Co-enrichment relations

import itertools
from tmap.netx.SAFE import get_significant_nodes
from tmap.netx.coenrichment_analysis import *
enriched_centroides, enriched_nodes = get_significant_nodes(graph=graph,
                                                            safe_scores=enriched_scores,
                                                            n_iter=n_iter,
                                                            pvalue=0.05,
                                                            r_neighbor=True
                                                            )
corrected_fe_dis = pairwise_coenrichment(graph,
                                         safe_scores=enriched_scores,
                                         _pre_cal_enriched=enriched_centroides)
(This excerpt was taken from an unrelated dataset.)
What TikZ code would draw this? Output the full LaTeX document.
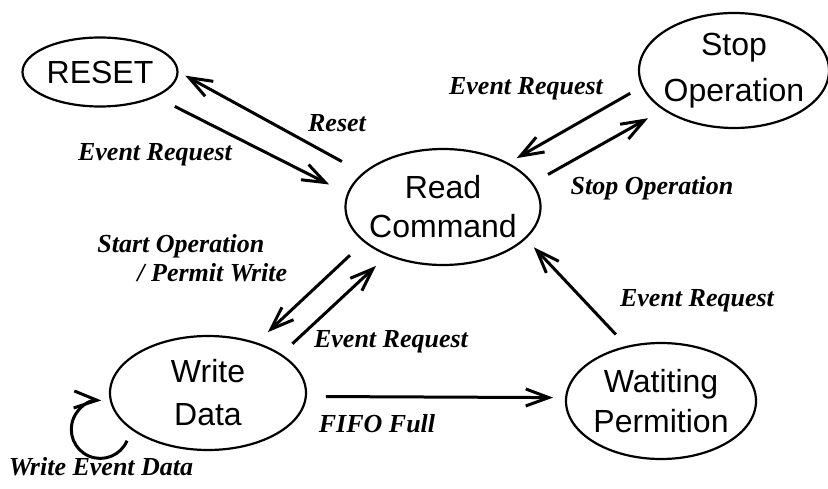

cutoff_val = np.percentile(corrected_fe_dis.values.reshape(-1, 1), 0.5)
edges = []
for f1, f2 in itertools.combinations(corrected_fe_dis.index, 2):
    if corrected_fe_dis.loc[f1, f2] <= cutoff_val:
        edges.append((f1, f2, {'weight': 1 - corrected_fe_dis.loc[f1, f2]}))
        import networkx as nx
G = nx.from_edgelist(edges)
file_path = 'tmp_FGFP all genus and metadata.edges'
nx.write_edgelist(G, file_path)

edge_df = pd.read_csv(file_path, sep=' ', header=None)
edge_df.index = range(edge_df.shape[0])

all_nodes = list(set(list(edge_df.iloc[:, 0]) + list(edge_df.iloc[:, 1])))
node_df = pd.DataFrame(index=all_nodes, columns=['cat'])
for idx in range(edge_df.shape[0]):
    source_name = edge_df.iloc[idx, 0]
    end_name = edge_df.iloc[idx, 1]

    edge_df.loc[idx, 'weight'] = -np.log(corrected_fe_dis.loc[source_name, end_name])
node_df.index.name = 'feature'
edge_df = edge_df.drop([2, 3], axis=1)
edge_df.columns = ['Source', 'End', 'weight']
edge_df.to_csv(file_path, index=False, sep='\t')
node_df.to_csv(file_path.replace('edge', 'node'), sep='\t')

Ranking of any features

from plotly import tools
import plotly.graph_objs as go
import plotly

fig = tools.make_subplots(1, 1)

safe_summary_metadata = safe_summary.reindex(metadata.columns)
sorted_df = safe_summary_metadata.sort_values('SAFE enriched score', ascending=False)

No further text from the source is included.